- Data block:
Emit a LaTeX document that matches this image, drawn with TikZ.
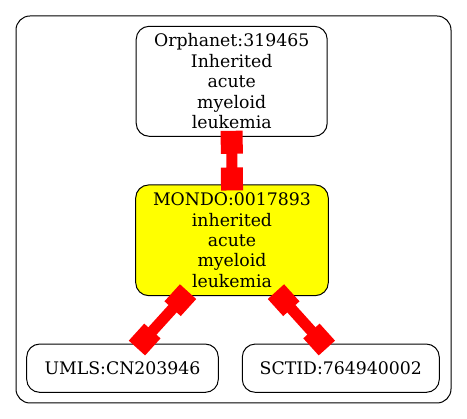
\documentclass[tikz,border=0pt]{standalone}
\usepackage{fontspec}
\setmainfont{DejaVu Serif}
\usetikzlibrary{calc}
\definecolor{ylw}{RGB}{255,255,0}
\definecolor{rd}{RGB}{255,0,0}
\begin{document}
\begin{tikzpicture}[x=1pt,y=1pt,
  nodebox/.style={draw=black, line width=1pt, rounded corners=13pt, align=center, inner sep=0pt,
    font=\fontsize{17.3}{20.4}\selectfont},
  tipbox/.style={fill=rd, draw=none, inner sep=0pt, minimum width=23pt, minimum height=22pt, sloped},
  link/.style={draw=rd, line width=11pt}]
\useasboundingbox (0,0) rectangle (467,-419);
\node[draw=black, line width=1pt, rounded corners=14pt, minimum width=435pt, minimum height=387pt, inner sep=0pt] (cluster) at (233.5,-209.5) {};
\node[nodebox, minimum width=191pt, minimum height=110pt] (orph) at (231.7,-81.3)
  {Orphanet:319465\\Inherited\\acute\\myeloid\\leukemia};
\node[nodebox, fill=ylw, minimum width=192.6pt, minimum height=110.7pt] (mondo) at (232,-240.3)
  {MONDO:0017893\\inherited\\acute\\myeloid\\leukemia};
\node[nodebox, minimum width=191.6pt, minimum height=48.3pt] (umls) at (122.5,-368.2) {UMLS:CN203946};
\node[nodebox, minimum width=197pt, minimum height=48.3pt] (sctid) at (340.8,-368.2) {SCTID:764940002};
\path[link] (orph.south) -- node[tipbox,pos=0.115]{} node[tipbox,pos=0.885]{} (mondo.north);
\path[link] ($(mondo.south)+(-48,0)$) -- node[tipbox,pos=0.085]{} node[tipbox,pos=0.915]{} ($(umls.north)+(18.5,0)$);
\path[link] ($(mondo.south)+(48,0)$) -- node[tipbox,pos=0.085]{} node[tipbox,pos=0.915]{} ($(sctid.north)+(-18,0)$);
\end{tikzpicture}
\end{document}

- Set problem: Transcribe the material exactly, keeping every word and none of the pictures.

- Reply to the task:
Emit a LaTeX document that matches this image, drawn with TikZ.
\documentclass[tikz,border=0pt]{standalone}
\usepackage{fontspec}
\setmainfont{DejaVu Serif}
\usetikzlibrary{calc}
\definecolor{ylw}{RGB}{255,255,0}
\definecolor{rd}{RGB}{255,0,0}
\begin{document}
\begin{tikzpicture}[x=1pt,y=1pt,
  nodebox/.style={draw=black, line width=1pt, rounded corners=13pt, align=center, inner sep=0pt,
    font=\fontsize{17.3}{20.4}\selectfont},
  tipbox/.style={fill=rd, draw=none, inner sep=0pt, minimum width=23pt, minimum height=22pt, sloped},
  link/.style={draw=rd, line width=11pt}]
\useasboundingbox (0,0) rectangle (467,-419);
\node[draw=black, line width=1pt, rounded corners=14pt, minimum width=435pt, minimum height=387pt, inner sep=0pt] (cluster) at (233.5,-209.5) {};
\node[nodebox, minimum width=191pt, minimum height=110pt] (orph) at (231.7,-81.3)
  {Orphanet:319465\\Inherited\\acute\\myeloid\\leukemia};
\node[nodebox, fill=ylw, minimum width=192.6pt, minimum height=110.7pt] (mondo) at (232,-240.3)
  {MONDO:0017893\\inherited\\acute\\myeloid\\leukemia};
\node[nodebox, minimum width=191.6pt, minimum height=48.3pt] (umls) at (122.5,-368.2) {UMLS:CN203946};
\node[nodebox, minimum width=197pt, minimum height=48.3pt] (sctid) at (340.8,-368.2) {SCTID:764940002};
\path[link] (orph.south) -- node[tipbox,pos=0.115]{} node[tipbox,pos=0.885]{} (mondo.north);
\path[link] ($(mondo.south)+(-48,0)$) -- node[tipbox,pos=0.085]{} node[tipbox,pos=0.915]{} ($(umls.north)+(18.5,0)$);
\path[link] ($(mondo.south)+(48,0)$) -- node[tipbox,pos=0.085]{} node[tipbox,pos=0.915]{} ($(sctid.north)+(-18,0)$);
\end{tikzpicture}
\end{document}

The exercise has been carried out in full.